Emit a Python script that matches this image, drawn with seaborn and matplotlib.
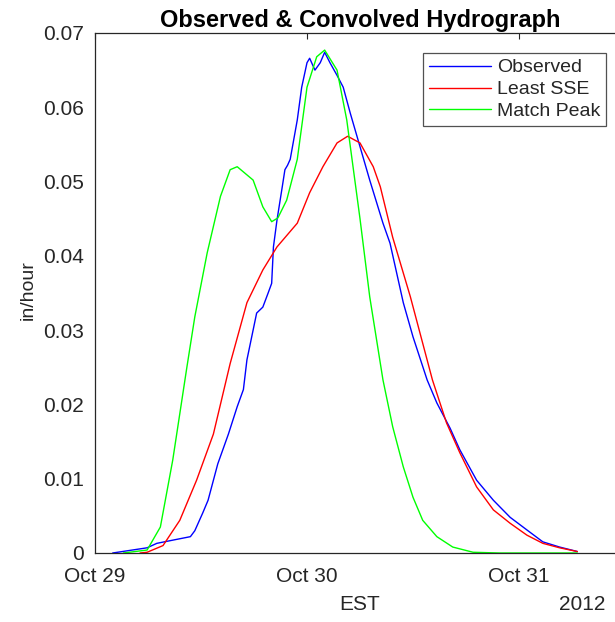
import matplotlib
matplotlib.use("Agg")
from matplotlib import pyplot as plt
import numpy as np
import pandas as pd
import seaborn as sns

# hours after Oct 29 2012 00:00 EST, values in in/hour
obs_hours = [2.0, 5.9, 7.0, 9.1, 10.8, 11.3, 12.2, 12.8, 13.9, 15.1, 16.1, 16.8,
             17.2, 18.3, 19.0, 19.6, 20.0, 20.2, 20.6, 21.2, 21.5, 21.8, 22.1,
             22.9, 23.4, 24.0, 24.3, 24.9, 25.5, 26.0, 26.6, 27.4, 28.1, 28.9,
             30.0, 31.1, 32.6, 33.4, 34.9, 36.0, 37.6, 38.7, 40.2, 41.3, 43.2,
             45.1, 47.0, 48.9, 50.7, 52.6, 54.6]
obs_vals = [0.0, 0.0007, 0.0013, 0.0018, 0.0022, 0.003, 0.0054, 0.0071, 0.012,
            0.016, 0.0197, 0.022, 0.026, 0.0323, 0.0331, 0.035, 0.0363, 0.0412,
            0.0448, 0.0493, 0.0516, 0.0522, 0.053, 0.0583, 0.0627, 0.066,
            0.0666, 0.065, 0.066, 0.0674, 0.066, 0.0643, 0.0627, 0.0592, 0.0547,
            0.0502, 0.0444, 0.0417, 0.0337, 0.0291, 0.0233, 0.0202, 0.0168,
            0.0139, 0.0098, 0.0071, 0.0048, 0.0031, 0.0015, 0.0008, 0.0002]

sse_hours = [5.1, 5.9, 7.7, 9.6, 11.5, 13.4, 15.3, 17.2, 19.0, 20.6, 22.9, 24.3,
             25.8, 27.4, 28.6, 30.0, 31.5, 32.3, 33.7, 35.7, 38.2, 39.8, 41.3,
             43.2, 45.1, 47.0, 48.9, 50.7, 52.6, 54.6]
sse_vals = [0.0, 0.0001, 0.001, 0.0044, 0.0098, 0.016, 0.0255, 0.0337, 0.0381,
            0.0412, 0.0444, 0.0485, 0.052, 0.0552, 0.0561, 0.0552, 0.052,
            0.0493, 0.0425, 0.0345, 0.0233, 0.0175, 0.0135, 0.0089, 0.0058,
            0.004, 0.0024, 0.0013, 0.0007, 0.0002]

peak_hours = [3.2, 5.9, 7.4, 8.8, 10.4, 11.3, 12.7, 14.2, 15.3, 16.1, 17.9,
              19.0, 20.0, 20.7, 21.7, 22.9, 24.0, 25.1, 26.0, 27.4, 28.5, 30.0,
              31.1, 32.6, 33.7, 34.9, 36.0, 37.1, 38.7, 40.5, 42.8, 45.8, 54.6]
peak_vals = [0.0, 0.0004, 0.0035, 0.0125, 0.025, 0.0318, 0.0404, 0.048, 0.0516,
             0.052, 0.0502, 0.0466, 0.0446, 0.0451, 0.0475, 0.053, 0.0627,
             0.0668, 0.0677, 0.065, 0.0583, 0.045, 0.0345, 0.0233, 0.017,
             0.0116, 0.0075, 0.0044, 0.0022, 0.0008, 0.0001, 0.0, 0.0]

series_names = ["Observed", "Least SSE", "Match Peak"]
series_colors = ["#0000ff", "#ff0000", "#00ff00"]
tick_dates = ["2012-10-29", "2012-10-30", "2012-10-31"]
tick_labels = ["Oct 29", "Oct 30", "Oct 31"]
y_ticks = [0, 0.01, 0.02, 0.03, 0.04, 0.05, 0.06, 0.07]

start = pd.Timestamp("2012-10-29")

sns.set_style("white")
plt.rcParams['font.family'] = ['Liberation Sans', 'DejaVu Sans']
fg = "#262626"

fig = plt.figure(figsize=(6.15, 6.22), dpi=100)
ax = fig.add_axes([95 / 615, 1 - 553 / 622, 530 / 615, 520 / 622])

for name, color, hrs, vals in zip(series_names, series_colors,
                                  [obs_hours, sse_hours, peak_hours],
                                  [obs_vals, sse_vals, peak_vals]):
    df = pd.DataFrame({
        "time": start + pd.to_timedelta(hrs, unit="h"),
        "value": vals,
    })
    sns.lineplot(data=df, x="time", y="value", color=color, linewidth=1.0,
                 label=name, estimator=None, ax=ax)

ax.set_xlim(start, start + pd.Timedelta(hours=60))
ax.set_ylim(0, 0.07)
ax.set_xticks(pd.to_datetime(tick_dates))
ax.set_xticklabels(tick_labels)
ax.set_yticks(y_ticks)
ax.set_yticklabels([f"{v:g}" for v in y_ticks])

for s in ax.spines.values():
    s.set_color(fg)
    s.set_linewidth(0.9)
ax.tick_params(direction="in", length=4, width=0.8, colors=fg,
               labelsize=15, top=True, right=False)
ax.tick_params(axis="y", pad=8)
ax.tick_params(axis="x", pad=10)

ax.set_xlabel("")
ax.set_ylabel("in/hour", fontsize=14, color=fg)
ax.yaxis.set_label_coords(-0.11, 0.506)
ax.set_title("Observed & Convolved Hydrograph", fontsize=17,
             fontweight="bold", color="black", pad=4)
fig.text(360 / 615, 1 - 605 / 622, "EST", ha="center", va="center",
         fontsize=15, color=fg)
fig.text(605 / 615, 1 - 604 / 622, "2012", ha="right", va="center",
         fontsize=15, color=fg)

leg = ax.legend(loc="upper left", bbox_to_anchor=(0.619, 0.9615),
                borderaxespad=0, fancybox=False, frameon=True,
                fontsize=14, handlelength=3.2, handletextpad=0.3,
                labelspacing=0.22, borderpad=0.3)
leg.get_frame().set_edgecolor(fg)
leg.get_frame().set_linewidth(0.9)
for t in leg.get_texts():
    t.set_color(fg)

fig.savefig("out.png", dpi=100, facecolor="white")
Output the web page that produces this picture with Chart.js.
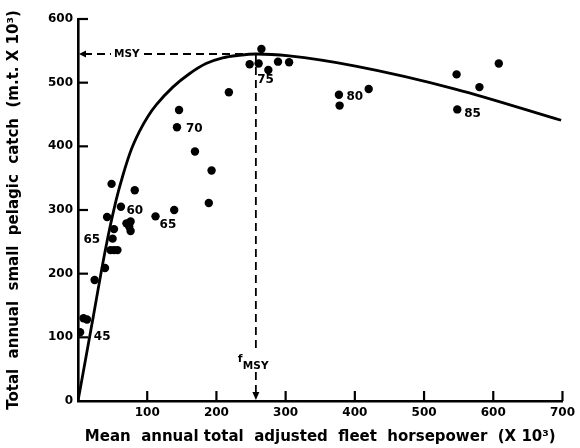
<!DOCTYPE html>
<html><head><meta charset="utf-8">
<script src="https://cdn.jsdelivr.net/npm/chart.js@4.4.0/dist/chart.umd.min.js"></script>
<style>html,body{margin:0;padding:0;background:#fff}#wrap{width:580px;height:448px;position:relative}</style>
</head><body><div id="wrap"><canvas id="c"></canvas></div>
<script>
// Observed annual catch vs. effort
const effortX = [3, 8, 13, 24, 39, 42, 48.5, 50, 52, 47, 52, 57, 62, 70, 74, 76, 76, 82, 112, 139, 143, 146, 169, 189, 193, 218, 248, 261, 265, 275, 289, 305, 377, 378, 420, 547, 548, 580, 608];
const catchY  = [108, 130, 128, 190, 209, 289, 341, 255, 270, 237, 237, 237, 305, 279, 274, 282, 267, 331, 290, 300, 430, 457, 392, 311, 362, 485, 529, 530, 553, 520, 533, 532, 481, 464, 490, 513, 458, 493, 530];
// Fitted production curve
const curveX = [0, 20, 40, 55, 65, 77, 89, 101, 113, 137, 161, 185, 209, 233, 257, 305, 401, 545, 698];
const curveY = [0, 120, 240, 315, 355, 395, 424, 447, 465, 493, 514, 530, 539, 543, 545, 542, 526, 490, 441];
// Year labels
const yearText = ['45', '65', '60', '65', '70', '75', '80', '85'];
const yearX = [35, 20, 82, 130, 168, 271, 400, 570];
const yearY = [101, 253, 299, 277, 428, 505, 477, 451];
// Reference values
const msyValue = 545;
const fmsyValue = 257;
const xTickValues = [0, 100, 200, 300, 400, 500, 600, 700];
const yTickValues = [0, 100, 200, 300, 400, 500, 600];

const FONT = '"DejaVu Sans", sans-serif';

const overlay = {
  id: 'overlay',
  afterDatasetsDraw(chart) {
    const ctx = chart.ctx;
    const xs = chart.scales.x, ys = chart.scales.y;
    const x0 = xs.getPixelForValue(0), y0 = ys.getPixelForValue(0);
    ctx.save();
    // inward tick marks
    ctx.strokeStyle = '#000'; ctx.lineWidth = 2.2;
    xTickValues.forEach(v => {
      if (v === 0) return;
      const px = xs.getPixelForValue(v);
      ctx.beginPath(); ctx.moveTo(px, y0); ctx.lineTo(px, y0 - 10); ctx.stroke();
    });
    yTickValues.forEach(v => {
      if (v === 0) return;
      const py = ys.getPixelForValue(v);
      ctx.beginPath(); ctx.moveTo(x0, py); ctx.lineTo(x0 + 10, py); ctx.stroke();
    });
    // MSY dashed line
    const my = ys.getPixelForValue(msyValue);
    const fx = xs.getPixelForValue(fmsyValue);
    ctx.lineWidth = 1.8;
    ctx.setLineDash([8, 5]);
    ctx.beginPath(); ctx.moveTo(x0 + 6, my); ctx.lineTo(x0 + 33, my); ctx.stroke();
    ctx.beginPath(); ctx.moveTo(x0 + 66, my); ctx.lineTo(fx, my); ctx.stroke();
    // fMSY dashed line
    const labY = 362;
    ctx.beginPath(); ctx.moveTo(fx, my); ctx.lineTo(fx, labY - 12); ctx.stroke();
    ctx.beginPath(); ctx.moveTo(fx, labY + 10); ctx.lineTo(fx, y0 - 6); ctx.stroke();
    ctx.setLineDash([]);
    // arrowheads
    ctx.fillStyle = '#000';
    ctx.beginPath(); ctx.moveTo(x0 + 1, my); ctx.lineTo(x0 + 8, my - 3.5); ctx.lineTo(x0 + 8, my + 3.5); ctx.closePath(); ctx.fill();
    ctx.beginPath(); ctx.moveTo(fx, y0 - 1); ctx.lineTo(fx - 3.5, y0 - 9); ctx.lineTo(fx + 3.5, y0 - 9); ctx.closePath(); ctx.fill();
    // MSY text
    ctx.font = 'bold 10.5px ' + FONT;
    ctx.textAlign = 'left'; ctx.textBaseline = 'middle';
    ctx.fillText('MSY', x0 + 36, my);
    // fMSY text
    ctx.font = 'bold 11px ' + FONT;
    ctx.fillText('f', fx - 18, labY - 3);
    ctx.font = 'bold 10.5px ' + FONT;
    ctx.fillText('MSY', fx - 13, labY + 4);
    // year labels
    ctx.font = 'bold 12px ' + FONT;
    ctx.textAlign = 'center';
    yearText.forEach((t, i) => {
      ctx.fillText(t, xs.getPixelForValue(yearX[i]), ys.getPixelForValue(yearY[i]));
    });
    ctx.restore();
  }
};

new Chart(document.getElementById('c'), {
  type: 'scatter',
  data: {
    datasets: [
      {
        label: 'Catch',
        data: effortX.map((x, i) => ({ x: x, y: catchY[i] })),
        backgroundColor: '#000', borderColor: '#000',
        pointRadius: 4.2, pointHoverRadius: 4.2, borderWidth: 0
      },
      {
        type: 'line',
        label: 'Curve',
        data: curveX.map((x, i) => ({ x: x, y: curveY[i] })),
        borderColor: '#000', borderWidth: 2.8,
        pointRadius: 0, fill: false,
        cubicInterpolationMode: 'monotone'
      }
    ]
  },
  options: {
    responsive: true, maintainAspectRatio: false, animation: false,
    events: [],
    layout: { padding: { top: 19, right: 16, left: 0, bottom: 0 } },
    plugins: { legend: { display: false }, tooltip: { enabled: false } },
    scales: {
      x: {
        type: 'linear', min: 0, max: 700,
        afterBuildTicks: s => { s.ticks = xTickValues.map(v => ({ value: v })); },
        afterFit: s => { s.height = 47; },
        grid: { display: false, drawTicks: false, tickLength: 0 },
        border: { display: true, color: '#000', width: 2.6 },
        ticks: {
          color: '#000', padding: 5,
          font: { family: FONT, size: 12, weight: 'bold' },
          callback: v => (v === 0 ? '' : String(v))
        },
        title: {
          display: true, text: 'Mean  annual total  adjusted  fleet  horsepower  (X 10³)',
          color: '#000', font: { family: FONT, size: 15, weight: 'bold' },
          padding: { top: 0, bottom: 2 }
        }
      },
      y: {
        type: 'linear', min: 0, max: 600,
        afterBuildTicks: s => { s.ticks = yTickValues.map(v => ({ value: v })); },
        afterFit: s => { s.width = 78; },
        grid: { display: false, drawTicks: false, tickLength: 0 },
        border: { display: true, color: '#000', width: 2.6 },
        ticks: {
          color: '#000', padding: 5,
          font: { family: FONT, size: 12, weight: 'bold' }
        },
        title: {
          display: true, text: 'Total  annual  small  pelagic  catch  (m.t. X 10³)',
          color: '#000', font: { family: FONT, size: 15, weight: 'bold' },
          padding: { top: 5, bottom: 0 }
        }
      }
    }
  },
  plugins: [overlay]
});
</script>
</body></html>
• • •
GOAL – Take the records from their first line through the line containing "0.0139, 0.0098, 0.0071, 0.0048, 0.0031, 0.0015, 0.0008, 0.0002]" and please return exactly those lines, both ends included, minus the pictures.

ANSWER TO THE PROBLEM –
Emit a Python script that matches this image, drawn with seaborn and matplotlib.
import matplotlib
matplotlib.use("Agg")
from matplotlib import pyplot as plt
import numpy as np
import pandas as pd
import seaborn as sns

# hours after Oct 29 2012 00:00 EST, values in in/hour
obs_hours = [2.0, 5.9, 7.0, 9.1, 10.8, 11.3, 12.2, 12.8, 13.9, 15.1, 16.1, 16.8,
             17.2, 18.3, 19.0, 19.6, 20.0, 20.2, 20.6, 21.2, 21.5, 21.8, 22.1,
             22.9, 23.4, 24.0, 24.3, 24.9, 25.5, 26.0, 26.6, 27.4, 28.1, 28.9,
             30.0, 31.1, 32.6, 33.4, 34.9, 36.0, 37.6, 38.7, 40.2, 41.3, 43.2,
             45.1, 47.0, 48.9, 50.7, 52.6, 54.6]
obs_vals = [0.0, 0.0007, 0.0013, 0.0018, 0.0022, 0.003, 0.0054, 0.0071, 0.012,
            0.016, 0.0197, 0.022, 0.026, 0.0323, 0.0331, 0.035, 0.0363, 0.0412,
            0.0448, 0.0493, 0.0516, 0.0522, 0.053, 0.0583, 0.0627, 0.066,
            0.0666, 0.065, 0.066, 0.0674, 0.066, 0.0643, 0.0627, 0.0592, 0.0547,
            0.0502, 0.0444, 0.0417, 0.0337, 0.0291, 0.0233, 0.0202, 0.0168,
            0.0139, 0.0098, 0.0071, 0.0048, 0.0031, 0.0015, 0.0008, 0.0002]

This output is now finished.